▸ **Exercise aim**: Copy the records below word for word, from the first line through the line that contains "import plotly.graph_objects as go", and leave out any pictures.

═══

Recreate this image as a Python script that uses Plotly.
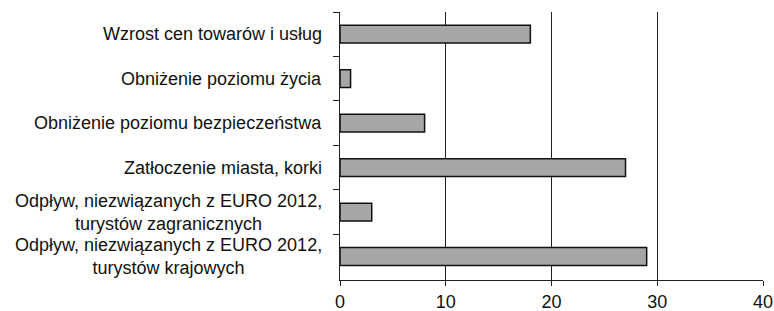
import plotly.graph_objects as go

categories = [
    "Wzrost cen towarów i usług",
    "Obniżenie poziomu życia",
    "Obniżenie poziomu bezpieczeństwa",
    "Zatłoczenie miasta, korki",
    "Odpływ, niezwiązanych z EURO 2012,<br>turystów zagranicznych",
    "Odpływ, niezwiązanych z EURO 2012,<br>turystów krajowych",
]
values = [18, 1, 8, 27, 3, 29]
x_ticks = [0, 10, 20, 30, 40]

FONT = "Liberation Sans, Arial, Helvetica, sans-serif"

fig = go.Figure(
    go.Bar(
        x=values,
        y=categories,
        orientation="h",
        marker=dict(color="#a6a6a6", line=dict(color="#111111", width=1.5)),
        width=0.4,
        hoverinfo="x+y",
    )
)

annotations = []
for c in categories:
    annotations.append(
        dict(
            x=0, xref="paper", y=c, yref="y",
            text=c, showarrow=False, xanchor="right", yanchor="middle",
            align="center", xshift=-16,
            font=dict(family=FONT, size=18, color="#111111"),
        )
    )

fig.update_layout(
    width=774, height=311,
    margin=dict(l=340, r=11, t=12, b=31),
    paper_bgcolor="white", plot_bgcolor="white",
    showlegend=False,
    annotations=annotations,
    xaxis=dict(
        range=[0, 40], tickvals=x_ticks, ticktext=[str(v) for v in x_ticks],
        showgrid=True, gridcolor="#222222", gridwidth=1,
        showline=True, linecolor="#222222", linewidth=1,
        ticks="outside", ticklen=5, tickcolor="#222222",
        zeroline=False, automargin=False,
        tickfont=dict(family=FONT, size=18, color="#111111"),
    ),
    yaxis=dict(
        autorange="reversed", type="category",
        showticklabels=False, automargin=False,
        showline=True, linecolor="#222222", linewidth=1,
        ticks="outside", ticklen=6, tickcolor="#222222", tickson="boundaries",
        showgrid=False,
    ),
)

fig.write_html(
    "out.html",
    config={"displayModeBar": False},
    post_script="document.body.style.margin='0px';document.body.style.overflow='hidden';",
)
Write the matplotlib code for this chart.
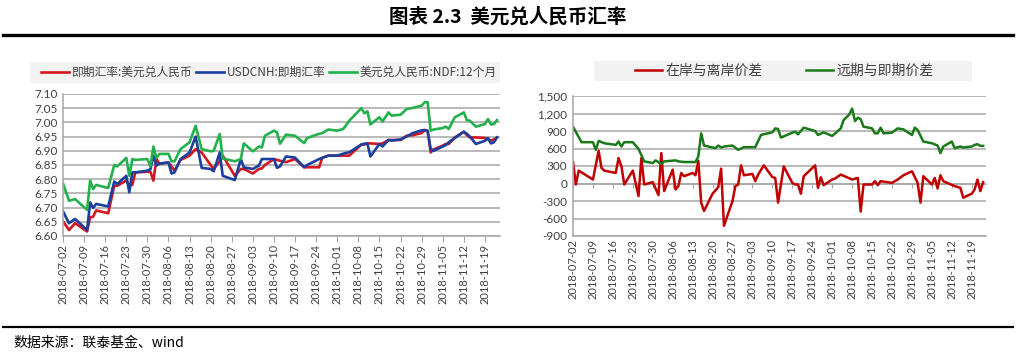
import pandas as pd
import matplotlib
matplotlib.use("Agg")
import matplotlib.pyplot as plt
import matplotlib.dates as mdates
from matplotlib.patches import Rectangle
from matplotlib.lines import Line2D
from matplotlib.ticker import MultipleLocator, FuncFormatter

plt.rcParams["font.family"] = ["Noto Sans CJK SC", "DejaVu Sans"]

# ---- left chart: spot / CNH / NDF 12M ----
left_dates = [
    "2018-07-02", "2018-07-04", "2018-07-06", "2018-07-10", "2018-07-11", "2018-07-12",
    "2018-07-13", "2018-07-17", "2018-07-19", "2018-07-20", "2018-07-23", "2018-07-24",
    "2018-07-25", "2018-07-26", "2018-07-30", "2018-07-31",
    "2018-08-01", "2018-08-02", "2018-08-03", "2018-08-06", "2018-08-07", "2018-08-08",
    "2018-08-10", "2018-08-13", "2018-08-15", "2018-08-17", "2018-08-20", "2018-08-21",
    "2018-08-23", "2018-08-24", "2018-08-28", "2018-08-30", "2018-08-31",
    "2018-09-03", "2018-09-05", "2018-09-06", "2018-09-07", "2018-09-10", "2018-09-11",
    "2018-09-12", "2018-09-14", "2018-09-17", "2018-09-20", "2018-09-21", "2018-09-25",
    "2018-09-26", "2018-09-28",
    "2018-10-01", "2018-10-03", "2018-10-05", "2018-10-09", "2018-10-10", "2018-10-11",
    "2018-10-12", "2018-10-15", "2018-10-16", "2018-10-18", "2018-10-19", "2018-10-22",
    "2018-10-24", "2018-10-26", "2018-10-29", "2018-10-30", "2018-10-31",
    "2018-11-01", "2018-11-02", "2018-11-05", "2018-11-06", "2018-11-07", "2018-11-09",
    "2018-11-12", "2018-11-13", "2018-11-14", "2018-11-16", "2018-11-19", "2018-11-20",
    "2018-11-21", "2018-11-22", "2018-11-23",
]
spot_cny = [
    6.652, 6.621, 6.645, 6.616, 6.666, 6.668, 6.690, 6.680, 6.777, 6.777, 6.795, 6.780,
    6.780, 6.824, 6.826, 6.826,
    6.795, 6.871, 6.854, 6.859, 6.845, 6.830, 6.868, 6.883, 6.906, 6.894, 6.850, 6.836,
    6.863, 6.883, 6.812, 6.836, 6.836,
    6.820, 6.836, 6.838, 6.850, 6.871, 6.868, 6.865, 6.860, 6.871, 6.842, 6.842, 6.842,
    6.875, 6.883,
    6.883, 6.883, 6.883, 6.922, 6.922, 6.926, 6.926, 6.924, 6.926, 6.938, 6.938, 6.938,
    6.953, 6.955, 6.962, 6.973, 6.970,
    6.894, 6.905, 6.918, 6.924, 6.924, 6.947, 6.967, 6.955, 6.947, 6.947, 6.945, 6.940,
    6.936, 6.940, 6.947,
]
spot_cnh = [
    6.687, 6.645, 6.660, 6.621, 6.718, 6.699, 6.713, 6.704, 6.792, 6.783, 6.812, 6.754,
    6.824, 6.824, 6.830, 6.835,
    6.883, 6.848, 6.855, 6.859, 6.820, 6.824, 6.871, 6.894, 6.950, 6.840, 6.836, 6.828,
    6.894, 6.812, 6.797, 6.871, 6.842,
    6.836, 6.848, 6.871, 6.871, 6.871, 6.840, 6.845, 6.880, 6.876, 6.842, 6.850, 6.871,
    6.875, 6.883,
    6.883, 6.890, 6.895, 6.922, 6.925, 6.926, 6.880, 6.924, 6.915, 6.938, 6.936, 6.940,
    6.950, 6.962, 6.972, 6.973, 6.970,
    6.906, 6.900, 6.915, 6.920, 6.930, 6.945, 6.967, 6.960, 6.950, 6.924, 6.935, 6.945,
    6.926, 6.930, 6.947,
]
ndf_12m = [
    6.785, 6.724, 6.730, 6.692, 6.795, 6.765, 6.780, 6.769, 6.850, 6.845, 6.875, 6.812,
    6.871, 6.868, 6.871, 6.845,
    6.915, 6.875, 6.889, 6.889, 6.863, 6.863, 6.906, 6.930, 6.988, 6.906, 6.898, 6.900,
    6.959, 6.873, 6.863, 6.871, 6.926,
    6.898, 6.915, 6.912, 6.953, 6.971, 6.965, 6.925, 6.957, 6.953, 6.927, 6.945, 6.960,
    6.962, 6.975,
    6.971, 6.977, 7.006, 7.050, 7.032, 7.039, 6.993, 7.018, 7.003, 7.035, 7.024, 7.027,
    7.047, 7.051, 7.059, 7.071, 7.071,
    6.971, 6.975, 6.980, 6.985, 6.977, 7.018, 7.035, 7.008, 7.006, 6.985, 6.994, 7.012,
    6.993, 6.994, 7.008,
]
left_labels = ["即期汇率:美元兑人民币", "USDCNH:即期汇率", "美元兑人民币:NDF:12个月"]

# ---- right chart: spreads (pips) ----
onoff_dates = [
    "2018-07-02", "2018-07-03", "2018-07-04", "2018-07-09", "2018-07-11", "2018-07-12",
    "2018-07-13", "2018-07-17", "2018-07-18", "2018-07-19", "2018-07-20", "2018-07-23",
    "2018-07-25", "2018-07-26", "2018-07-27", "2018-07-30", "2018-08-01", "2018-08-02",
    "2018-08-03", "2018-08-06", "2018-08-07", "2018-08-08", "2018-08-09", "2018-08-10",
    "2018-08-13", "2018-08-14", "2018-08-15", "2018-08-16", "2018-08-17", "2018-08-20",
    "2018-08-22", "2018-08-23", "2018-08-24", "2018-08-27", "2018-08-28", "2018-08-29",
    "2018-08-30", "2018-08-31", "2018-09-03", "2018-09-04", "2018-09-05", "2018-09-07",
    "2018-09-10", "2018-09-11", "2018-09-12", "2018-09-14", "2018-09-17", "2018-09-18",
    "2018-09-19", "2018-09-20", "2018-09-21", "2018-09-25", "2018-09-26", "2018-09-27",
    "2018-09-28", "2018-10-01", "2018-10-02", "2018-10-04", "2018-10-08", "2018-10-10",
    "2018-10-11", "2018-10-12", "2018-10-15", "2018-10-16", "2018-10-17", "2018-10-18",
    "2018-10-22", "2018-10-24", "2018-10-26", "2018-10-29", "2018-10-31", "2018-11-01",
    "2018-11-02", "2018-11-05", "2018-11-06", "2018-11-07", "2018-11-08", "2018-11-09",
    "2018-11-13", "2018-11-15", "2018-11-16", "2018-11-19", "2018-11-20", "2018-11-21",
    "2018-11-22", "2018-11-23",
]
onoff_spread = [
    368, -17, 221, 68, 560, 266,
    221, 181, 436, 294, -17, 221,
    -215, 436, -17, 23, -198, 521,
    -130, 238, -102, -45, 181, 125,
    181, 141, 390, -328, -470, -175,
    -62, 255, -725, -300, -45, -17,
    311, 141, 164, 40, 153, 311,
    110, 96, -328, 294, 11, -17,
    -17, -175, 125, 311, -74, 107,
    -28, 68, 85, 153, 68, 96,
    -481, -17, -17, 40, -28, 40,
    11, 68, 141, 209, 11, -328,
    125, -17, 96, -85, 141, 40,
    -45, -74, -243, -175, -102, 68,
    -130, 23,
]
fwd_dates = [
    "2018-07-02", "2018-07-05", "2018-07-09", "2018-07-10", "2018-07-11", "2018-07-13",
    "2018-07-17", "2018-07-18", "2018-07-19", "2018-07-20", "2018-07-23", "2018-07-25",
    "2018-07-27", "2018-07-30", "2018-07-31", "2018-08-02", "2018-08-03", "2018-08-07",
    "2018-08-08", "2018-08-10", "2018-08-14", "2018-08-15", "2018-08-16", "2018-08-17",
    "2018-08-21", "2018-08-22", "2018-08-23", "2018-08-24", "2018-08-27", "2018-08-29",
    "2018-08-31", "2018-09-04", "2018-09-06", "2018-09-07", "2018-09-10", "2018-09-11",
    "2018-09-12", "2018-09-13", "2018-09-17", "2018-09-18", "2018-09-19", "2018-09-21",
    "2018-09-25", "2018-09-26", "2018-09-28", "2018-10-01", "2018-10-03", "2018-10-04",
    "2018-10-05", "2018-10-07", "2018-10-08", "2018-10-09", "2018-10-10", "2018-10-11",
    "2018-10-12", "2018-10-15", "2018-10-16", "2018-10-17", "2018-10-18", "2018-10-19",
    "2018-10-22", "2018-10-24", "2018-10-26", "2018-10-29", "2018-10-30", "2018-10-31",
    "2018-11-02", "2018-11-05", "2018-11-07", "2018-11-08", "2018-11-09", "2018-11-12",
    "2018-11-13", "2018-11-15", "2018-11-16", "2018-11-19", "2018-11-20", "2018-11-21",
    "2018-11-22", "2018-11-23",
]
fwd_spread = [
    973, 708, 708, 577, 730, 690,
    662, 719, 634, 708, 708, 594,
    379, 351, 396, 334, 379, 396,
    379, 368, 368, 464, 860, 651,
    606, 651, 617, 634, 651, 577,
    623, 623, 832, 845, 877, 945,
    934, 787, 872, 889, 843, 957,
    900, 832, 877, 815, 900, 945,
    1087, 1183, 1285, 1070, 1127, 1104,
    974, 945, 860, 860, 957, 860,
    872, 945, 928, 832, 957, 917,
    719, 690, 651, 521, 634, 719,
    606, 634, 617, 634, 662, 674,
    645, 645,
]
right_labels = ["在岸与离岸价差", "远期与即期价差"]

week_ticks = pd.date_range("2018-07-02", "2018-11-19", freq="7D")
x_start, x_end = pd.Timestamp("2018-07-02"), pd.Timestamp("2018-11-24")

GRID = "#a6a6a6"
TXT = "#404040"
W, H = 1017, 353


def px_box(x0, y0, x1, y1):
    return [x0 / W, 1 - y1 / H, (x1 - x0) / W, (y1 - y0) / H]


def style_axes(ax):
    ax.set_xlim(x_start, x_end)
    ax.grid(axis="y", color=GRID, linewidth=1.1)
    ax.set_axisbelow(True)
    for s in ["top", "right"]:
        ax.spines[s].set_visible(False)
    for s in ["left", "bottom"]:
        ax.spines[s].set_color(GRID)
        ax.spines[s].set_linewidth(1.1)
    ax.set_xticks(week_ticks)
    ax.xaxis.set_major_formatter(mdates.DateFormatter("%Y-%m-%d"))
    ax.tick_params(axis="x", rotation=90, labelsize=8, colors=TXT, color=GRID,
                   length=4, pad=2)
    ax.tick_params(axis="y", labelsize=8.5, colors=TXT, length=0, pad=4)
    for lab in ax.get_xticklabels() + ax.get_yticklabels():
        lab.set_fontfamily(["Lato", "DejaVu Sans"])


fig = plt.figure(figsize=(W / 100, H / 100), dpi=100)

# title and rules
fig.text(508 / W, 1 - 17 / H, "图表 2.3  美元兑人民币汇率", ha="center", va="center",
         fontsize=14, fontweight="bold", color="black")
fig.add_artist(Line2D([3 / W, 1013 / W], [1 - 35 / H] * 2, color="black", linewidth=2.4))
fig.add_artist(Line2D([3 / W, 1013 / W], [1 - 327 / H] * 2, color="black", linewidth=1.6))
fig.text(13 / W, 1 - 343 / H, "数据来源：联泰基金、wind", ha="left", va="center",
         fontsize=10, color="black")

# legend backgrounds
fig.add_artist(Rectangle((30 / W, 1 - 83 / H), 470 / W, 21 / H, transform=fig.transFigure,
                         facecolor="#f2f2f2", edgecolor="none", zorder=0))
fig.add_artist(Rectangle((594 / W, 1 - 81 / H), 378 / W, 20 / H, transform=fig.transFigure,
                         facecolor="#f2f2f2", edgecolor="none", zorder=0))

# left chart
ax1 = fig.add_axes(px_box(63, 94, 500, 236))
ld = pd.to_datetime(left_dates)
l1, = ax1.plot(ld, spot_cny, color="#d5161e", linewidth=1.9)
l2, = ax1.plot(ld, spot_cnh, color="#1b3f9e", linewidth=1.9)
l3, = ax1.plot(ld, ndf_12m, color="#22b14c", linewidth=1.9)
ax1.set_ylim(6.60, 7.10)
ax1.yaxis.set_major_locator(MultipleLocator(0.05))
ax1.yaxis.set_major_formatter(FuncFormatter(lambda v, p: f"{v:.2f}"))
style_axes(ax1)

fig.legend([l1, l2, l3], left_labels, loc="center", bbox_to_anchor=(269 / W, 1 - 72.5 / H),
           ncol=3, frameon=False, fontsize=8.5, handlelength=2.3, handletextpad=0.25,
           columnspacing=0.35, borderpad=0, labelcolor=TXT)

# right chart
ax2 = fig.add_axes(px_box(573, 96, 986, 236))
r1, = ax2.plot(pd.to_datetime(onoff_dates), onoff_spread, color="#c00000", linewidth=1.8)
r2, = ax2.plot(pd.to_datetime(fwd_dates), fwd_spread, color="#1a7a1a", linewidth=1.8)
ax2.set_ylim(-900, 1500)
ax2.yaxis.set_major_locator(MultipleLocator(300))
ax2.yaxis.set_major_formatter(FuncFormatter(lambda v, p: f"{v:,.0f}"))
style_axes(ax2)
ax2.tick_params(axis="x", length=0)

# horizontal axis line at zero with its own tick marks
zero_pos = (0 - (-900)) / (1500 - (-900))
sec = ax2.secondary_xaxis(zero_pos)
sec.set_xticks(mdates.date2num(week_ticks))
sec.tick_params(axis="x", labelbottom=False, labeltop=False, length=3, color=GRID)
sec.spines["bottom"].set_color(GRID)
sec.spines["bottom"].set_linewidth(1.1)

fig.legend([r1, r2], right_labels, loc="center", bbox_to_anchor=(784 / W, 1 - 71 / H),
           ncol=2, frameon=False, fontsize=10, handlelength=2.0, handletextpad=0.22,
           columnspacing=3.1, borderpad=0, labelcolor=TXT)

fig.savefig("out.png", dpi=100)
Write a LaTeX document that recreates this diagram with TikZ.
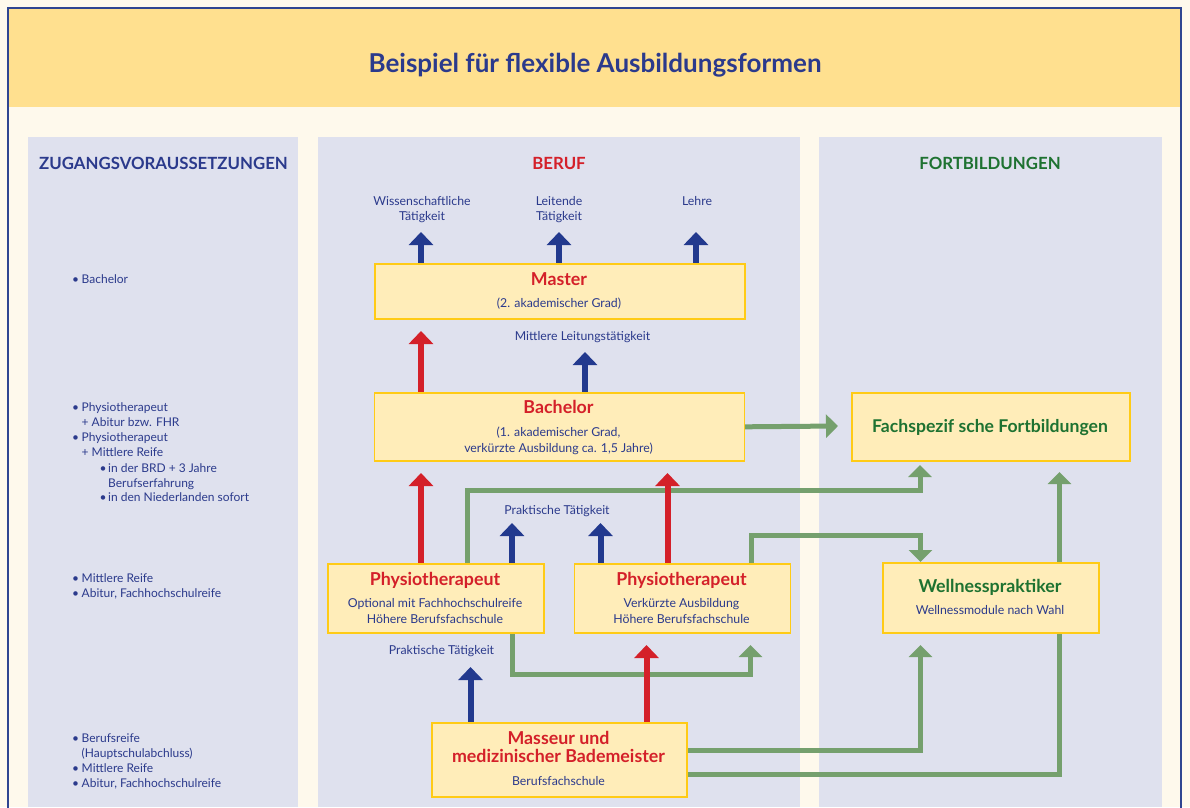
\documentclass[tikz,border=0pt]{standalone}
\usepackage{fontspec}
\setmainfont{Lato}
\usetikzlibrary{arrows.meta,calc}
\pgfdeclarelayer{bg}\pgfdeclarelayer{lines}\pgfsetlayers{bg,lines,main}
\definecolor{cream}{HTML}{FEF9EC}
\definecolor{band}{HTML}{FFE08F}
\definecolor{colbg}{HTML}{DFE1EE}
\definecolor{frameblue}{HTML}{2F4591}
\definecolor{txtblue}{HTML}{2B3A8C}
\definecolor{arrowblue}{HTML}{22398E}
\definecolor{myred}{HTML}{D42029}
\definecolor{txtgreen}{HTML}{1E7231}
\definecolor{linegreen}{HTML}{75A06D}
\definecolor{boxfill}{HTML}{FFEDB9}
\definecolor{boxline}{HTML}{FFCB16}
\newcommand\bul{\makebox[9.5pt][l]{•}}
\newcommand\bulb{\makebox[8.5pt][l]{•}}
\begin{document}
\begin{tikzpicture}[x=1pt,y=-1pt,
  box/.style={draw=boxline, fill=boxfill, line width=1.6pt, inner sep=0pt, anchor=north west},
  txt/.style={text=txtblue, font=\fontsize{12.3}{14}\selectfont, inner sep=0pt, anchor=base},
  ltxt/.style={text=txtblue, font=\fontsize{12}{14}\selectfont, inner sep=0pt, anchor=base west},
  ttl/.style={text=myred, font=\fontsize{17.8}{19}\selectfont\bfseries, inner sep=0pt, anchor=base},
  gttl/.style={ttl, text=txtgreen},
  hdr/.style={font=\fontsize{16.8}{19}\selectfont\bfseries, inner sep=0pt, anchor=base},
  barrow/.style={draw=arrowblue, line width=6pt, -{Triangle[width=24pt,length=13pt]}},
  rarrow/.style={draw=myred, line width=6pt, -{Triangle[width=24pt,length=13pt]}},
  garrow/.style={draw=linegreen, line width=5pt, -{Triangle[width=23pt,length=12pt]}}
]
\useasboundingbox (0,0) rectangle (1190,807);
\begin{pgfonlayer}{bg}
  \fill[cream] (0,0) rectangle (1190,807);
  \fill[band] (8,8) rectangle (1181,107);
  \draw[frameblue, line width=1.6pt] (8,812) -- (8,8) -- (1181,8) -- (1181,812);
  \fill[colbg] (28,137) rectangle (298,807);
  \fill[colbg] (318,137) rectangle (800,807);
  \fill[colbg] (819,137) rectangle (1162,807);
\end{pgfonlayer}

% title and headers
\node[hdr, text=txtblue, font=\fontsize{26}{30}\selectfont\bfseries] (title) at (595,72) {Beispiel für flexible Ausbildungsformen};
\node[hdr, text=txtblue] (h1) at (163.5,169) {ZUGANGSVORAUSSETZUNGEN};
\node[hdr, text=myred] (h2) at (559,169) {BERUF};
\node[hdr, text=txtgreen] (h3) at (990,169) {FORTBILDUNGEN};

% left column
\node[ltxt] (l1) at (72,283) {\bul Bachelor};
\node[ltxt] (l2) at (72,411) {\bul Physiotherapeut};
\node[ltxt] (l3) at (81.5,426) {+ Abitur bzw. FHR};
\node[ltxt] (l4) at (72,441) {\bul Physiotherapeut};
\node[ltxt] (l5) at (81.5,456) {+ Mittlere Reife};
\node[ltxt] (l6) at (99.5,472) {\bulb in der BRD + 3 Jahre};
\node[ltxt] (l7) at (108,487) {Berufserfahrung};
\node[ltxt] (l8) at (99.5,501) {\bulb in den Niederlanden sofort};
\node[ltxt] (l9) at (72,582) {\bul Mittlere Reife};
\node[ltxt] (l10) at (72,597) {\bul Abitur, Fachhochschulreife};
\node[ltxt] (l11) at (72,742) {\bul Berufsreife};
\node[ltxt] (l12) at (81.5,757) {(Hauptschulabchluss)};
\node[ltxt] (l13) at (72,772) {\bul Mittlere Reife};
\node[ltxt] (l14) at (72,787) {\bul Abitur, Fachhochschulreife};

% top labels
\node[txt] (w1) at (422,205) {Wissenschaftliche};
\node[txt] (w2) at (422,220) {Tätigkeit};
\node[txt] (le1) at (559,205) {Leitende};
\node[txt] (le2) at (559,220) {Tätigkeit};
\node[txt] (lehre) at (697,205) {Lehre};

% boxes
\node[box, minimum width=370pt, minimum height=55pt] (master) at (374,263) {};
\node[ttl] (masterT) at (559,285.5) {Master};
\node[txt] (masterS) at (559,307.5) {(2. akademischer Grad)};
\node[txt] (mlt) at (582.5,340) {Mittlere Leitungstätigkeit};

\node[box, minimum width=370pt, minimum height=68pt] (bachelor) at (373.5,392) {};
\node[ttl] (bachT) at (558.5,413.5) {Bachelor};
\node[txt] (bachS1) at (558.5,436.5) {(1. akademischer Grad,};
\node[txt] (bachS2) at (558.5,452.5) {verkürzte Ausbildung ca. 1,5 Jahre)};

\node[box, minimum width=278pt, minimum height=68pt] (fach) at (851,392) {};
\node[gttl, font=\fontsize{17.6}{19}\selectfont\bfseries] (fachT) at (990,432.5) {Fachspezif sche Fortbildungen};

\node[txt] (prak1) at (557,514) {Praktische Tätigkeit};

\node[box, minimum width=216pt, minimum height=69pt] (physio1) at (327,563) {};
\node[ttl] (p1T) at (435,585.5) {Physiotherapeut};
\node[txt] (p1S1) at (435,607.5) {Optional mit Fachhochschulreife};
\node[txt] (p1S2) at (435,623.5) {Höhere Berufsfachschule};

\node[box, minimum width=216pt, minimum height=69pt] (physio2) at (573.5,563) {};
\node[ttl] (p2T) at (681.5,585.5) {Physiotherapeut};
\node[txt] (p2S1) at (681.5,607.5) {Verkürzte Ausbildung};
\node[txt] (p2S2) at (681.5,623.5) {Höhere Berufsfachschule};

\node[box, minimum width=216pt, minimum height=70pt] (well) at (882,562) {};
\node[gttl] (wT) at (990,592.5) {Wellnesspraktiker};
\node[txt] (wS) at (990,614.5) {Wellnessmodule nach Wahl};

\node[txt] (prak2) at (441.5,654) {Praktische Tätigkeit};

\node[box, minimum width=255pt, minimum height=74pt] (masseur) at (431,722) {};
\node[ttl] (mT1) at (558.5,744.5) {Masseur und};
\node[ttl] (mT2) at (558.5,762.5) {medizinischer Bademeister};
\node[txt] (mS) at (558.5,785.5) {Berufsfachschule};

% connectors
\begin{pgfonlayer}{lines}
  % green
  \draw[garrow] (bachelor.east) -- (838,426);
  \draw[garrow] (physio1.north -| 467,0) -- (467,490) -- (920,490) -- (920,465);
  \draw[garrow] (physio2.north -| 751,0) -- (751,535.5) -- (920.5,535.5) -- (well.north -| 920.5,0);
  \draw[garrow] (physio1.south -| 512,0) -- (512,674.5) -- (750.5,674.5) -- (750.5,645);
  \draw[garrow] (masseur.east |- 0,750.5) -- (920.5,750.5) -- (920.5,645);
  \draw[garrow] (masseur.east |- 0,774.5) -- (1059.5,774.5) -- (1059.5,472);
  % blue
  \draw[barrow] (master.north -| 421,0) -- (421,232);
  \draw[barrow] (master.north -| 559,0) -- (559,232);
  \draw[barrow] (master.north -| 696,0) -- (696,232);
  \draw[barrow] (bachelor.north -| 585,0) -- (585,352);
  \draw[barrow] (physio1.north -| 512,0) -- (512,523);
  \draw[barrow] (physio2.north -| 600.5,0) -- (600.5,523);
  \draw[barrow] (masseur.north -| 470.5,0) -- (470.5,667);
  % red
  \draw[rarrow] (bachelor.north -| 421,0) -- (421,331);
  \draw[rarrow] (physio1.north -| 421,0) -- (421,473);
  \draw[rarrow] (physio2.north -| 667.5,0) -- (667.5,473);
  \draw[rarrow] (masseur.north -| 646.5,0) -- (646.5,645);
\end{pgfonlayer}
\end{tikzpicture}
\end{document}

═══

▸ **In response**:
Recreate this image as a Python script that uses Plotly.
import plotly.graph_objects as go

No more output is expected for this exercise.